I'd say the most specific and productively positive thing that's happened—and certainly the nicest surprise—was that a whole string of editors from New York publishing houses, not ones associated with science fiction in any way, but younger editors, piped up and wrote me letters or cornered me at parties and said, I'm so glad someone said that. I grew up reading both sci-fi and literature and never understood when I came into publishing why the strictures between the two were so ironclad.

I'm really gratified to think there's this generation of younger editors in publishing who are dying to hear these things said. You're seeing some books published right now, really wonderful books, like Louse by David Grand and The Intuitionist by Colson Whitehead, that reflect that hopefulness.

It's interesting what you're describing—the dissolution of these different genre boundaries. You approached that in the Voice piece.

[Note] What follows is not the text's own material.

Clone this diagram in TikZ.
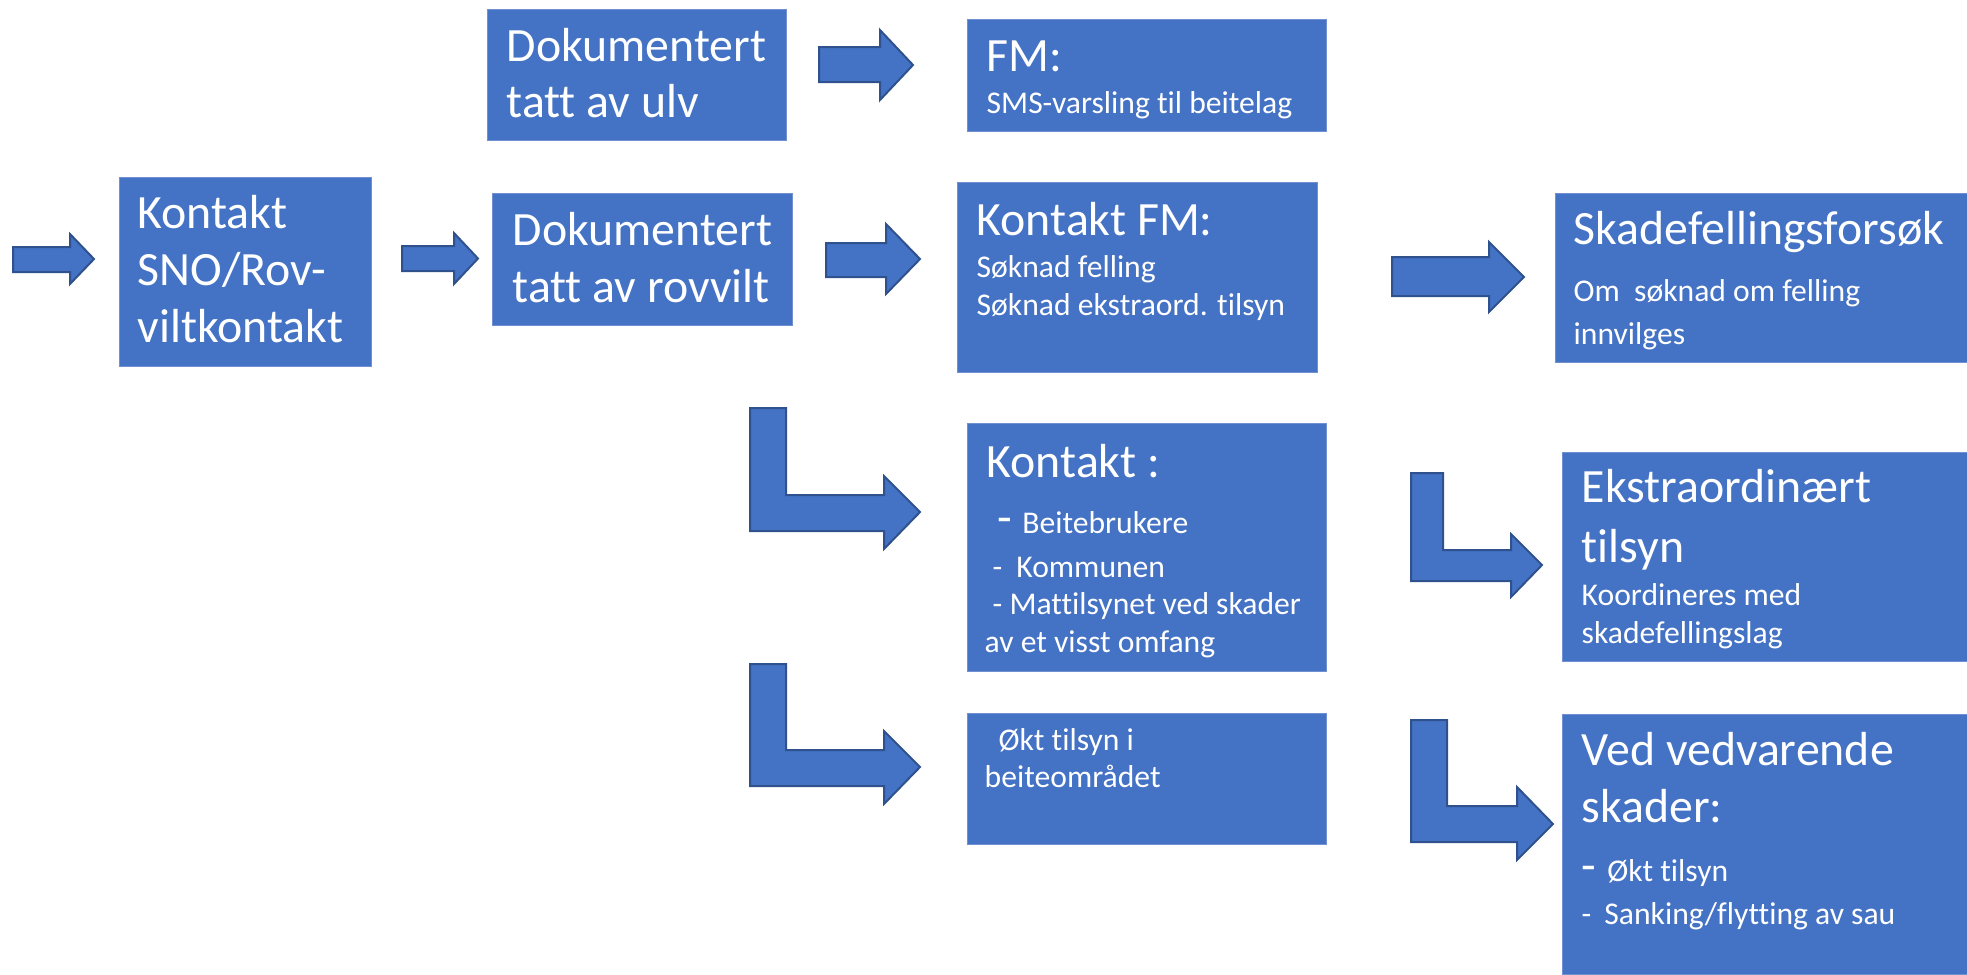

I think in some ways the article was an autobiographical piece in the guise of something critical or scholarly. I find it harder and harder to say what I even mean by sci-fi itself, because the terms are getting fainter for me. That essay almost represents a last cry from within, an argument that I find myself less and less able to inhabit in any way. Whether or not the work I do has fantastic elements, it seems to be blatantly by now just a question of subject matter.

Subject matter is not how you define what you like in literature, or what you don't like; it's almost incidental. I know that that's probably, again, kind of an autobiographical confession about the way my work is leading me into other kinds of issues. I used to engage very richly in dealing with genre boundaries and a lot of the energy in writing books like Gun, with Occasional Music and Amnesia Moon came from thinking about genre boundaries, but now I'm doing the opposite. The work may still wander in and out of those boundaries, but it's not out of the conscious pleasure of engaging boundaries; it's more through happenstance.